Oaths of Office: Sheriffs, Deputies, and Jailers (and a rant)

One of the things that I like about this blog software is that I get to see what search terms are leading readers here.  Sometimes these search terms inspire a new posting, and this is one of those instances.  I have gotten quite a few hits lately seeking information on the oath of office for Sheriffs and Deputies.  Please note that the oath is the same for Sheriffs and Deputies alike:

STATE OF GEORGIA

OCONEE COUNTY

OATH OF OFFICE FOR DEPUTY SHERIFF

I, ____________ do swear that I will faithfully execute all writs, precepts and processes directed to me as Deputy Sheriff of the County, or which are directed to all Sheriffs of this State, or to any other Sheriff specially, I can lawfully execute and true returns make, and in all things well and truly, without malice or partiality, perform the duties of the office of Deputy Sheriff of Oconee County, during my continuance therein, and take only my lawful fees.

I do further swear that I am not the holder of any unaccounted for public money due this State, political subdivision or authority thereof, that I am not the holder of any office of trust under the government of the United States (except Postmaster), nor either of the several States, nor any foreign State, and that I am otherwise qualified to hold said office according to the Constitution laws of Georgia, and that I will support the Constitution of the United States and of this State.  So help me God.

Signed: …………………………………………….

Sworn to and subscribed before me, this ___  day of _____________

………………………………………..

Sheriff, Scott R. Berry

Oconee County Georgia

Jailers also take an oath of office; so, I have included it here as well.   A Deputy Sheriff who is assigned to the jail takes the oath of office for both positions.

OATH AND BOND OF JAILERS

Oconee County Sheriff’s Office

 

 I, _____________,do swear that I will, well and truly do and perform, all and singular, the duties of jailer for the County of Oconee; and that I will humanely treat prisoners who may be brought to the jail of which I am keeper and not suffer them to escape by any negligence or inattention of mine, so help me God.

 

Signed: _____________________ Date:______________

 

____________________

Scott R. Berry , Sheriff

Personnel who are hired initially to work in a jail have six months from their date of employment to complete an 80 hour Basic Jail School.  In order to become a certified peace officer, those personnel must complete the 408 hour Basic Law Enforcement Training Course.  If a person is already certified as a peace officer and gets assigned to a jail, they have six months to get certified as a Jailer.

Now, for one of life’s little injustices, Deputies are eligible for the Peace Officer’s Annuity Benefit Fund (POAB).  Jailers are not.  So, a Deputy assigned to the jail is eligible for POAB, but a Jailer doing the exact same job is not.  Why?  Because the State of Georgia says so, that’s why.  It should be noted that the State has seen fit to include state correctional officers in POAB but not Jailers.

6 comments

    1. My guess is simple curiosity. 2012 was an election year for all 159 Sheriffs in Georgia, and over 40 new Sheriffs were elected; so, there were lots of media stories about Sheriff’s getting sworn into office.

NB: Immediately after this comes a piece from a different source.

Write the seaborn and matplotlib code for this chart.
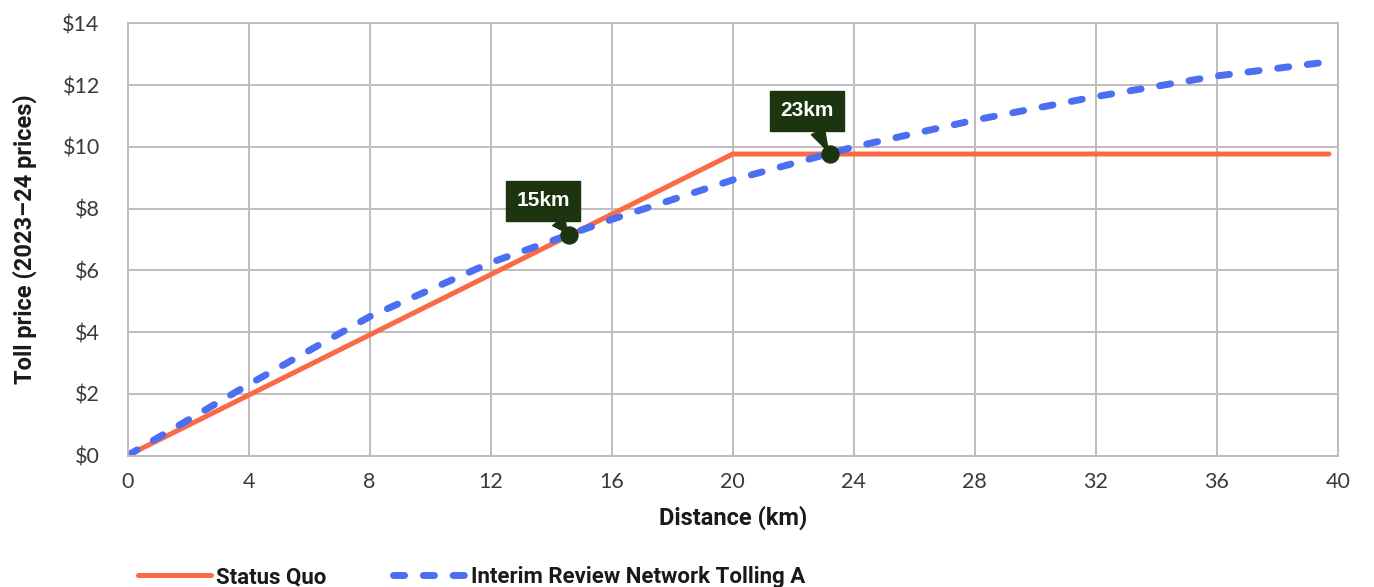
import matplotlib
matplotlib.use("Agg")
import matplotlib.pyplot as plt
import seaborn as sns
import pandas as pd

# Toll price by trip distance (2023-24 prices)
distance_status_quo = [0, 20, 39.7]
price_status_quo = [0, 9.77, 9.77]

distance_network = [0, 4, 8, 12, 16, 20, 24, 28, 32, 36, 39.7]
price_network = [0, 2.3, 4.5, 6.25, 7.65, 8.93, 10.0, 10.87, 11.63, 12.3, 12.76]

# Break-even distances where the two schemes cost the same
crossover_km = [14.6, 23.2]
crossover_price = [7.13, 9.77]
crossover_labels = ["15km", "23km"]

x_ticks = [0, 4, 8, 12, 16, 20, 24, 28, 32, 36, 40]
y_ticks = [0, 2, 4, 6, 8, 10, 12, 14]

ORANGE = "#fb6a45"
BLUE = "#4c6ef0"
DARK = "#1c3510"
GRID = "#bdbdbd"
TEXT = "#3a3a3a"

sns.set_theme(style="whitegrid")
plt.rcParams["font.family"] = ["Lato", "DejaVu Sans"]
narrow = ["Roboto", "DejaVu Sans"]

fig = plt.figure(figsize=(13.74, 5.87), dpi=100)
ax = fig.add_axes([0.0928, 0.224, 0.8810, 0.736])

df_sq = pd.DataFrame({"Distance": distance_status_quo, "Price": price_status_quo})
df_nt = pd.DataFrame({"Distance": distance_network, "Price": price_network})

sns.lineplot(data=df_sq, x="Distance", y="Price", ax=ax, color=ORANGE,
             linewidth=3.6, label="Status Quo")
sns.lineplot(data=df_nt, x="Distance", y="Price", ax=ax, color=BLUE,
             linewidth=5, label="Interim Review Network Tolling A",
             dashes=False)
net_line = ax.lines[-1]
net_line.set_dashes((1.6, 2.7))
net_line.set_dash_capstyle("round")
net_line.set_solid_capstyle("round")

sns.scatterplot(x=crossover_km, y=crossover_price, ax=ax, color=DARK,
                s=150, edgecolor=DARK, zorder=5, legend=False)

offsets = [(-19, 25), (-16, 31)]
for km, price, lab, off in zip(crossover_km, crossover_price, crossover_labels, offsets):
    ax.annotate(lab, xy=(km, price), xytext=off, textcoords="offset points",
                ha="center", va="center", color="white", fontsize=15,
                fontweight="bold", family=["Liberation Sans", "DejaVu Sans"],
                bbox=dict(boxstyle="square,pad=0.5", fc=DARK, ec=DARK),
                arrowprops=dict(arrowstyle="wedge,tail_width=0.7,shrink_factor=0.5",
                                color=DARK, shrinkA=0, shrinkB=2),
                zorder=6)

ax.set_xlim(0, 40)
ax.set_ylim(0, 14)
ax.set_xticks(x_ticks)
ax.set_yticks(y_ticks)
ax.set_xticklabels([str(v) for v in x_ticks])
ax.set_yticklabels([f"${v}" for v in y_ticks])
ax.tick_params(axis="both", length=0, labelsize=15.5, labelcolor=TEXT)
ax.tick_params(axis="x", pad=12)
ax.tick_params(axis="y", pad=20)

ax.grid(True, color=GRID, linewidth=1.4)
for sp in ax.spines.values():
    sp.set_visible(True)
    sp.set_color(GRID)
    sp.set_linewidth(1.4)

ax.set_xlabel("Distance (km)", fontsize=17, fontweight="bold", family=narrow,
              color="#1a1a1a", labelpad=10)
ax.set_ylabel("Toll price (2023\u201324 prices)", fontsize=17, fontweight="bold",
              family=narrow, color="#1a1a1a", labelpad=8)
ax.yaxis.set_label_coords(-0.075, 0.5)

ax.get_legend().remove()
handles, labels = ax.get_legend_handles_labels()
leg = fig.legend(handles, labels, loc="lower left", bbox_to_anchor=(0.086, -0.036),
                 ncol=2, frameon=False, handlelength=3.3, handletextpad=0.2,
                 columnspacing=3.0, prop={"family": narrow, "weight": "bold", "size": 16})
for t in leg.get_texts():
    t.set_color("#1a1a1a")

fig.savefig("out.png", dpi=100)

  1. Thanks for your reply. So you don’t think it has anything to do with people’s concern about how their Sheriffs will react if pressured by Federal officials to enforce recent legislation that appears to violate the 2nd, 4th and 5th Amendments?

    1. Based on the search terms, it appeared that the inquires were more focused on the election aspect of it, but the gun control debates may very well have been part of it as so many Sheriffs spoke out against any new laws in that regard. That is a very valid observation, and thank you for suggesting it.

  2. Chief Weem,

    I enjoyed what I have read of your blog Thus far…. On oaths, you might find it interesting that the very first federal law passed by the very first congress of the United States in 1789, (in New York city as Washington was still swamp) involved the Oath required by Art. VI Clause III of the then newly ratified Constitution.

    It was first recorded at 1 Stat. 23 (Google if you wish) that is first Statute book of the United States on page 23. It required a specifically worded Oath of all State Officials.

    The meat of this first Act of the Congress is still on the books today and is currently found at 4 U.S.C. Section 101 (for language of oath) and 4 U.S.C. Section 102 (for method of taking and recording)

    (Again you may Google both)

    A surprising number of State Officials here in Texas have not taken this oath and are arguably acting illegally in exercising the powers delegated to them by the people.